6. Limitations and Trade-offs¶

Dependence on a strong pre-trained backbone:
Assumes a high-quality pre-trained model (BERT). If the backbone lacks relevant features (e.g., highly specialized domains or languages not covered), frozen lower layers may limit performance (implicit in Section 2’s rationale and Section 3.6’s observation that lower layers are shared).
Capacity ceiling per task:
Since the backbone is frozen, all task adaptation must pass through small adapters and LayerNorm parameters. For tasks requiring substantial changes to low-level representations, this might underfit compared to full fine-tuning.
Linear growth with the number of tasks:
Although small, each new task adds its own adapters and head. Storage still grows linearly with the number of tasks (albeit at ~1–4% of full model per task for the sizes tested; Table 1 and Table 2).
Search/hyperparameters and stability:
The method can require re-runs across seeds to avoid instabilities (GLUE uses 5 seeds; Section 3.2). Hyperparameter grids are moderate (e.g., three learning rates on GLUE), which may leave some performance on the table for either method.
Scope of evaluation:
Focuses on classification and extractive QA. Not evaluated on generative tasks, structured prediction beyond QA, multilingual settings, or very low-resource scenarios. Transfer to these cases is not guaranteed.

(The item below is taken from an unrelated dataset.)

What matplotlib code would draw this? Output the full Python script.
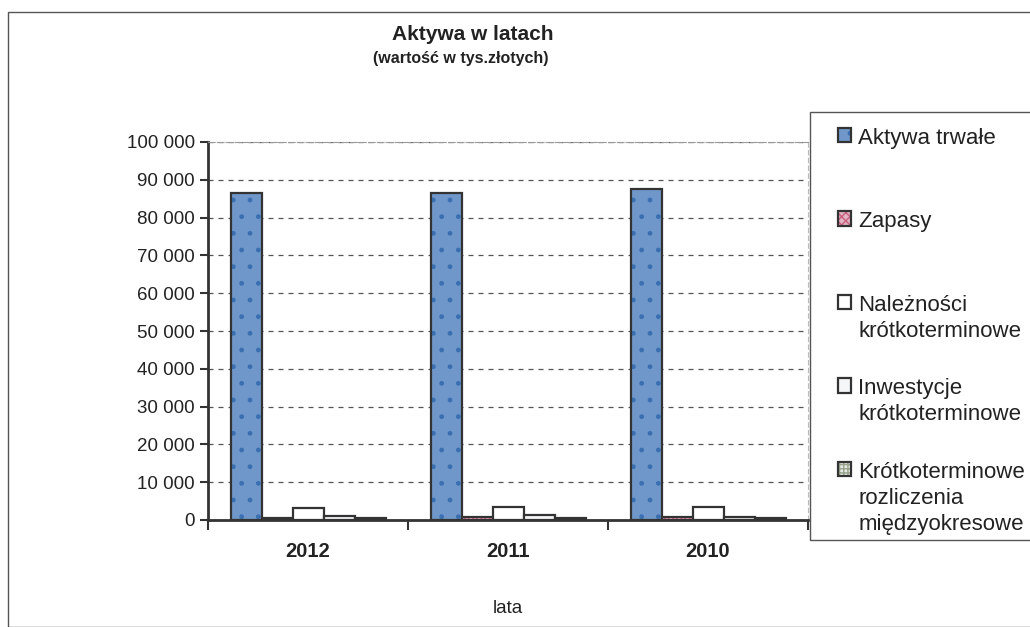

7. Implications and Future Directions¶

How it changes the landscape:
Provides a practical recipe for multi-tenant, sequential adaptation of large language models without catastrophic forgetting, dramatically lowering per-task storage and training costs while preserving accuracy. This shifts transfer-learning design from “copy-then-tune everything” to “freeze-and-plug-in” modules.
Follow-up research enabled/suggested:
Adapter placement and routing: learn which layers (or tokens) need adapters or how to gate/route through task-specific vs. shared paths.
Automatic adapter sizing: adapt m per layer/task under a global budget.
Cross-task sharing: share adapters across related tasks, or factorize adapters into shared and task-specific components.
Beyond classification/QA: evaluate for generation, dialogue, summarization, and multilingual or domain-adaptation settings.
Optimization/stability: principled initializations and schedules to reduce seed sensitivity; theoretical analysis of why near-identity initializations stabilize training (motivated by Figure 6, right).
Practical applications:
Cloud services hosting thousands of customized models for different customers where storage and continual updates matter (Section 1).
On-device personalization: ship a single backbone and download tiny per-user adapters.
Compliance and A/B testing: switch among task versions by swapping small adapter sets without touching the base model.

Central takeaway, grounded in the paper’s results: “Adapter-based tuning attains a similar performance to full fine-tuning with two orders of magnitude fewer trained parameters” (Figure 1), e.g., GLUE 80.0 vs. 80.4 with ~3.6% parameters per task and 1.3× total model size for all tasks (Table 1), and SQuAD F1 90.4 vs. 90.7 with a 2% parameter adapter (Figure 5).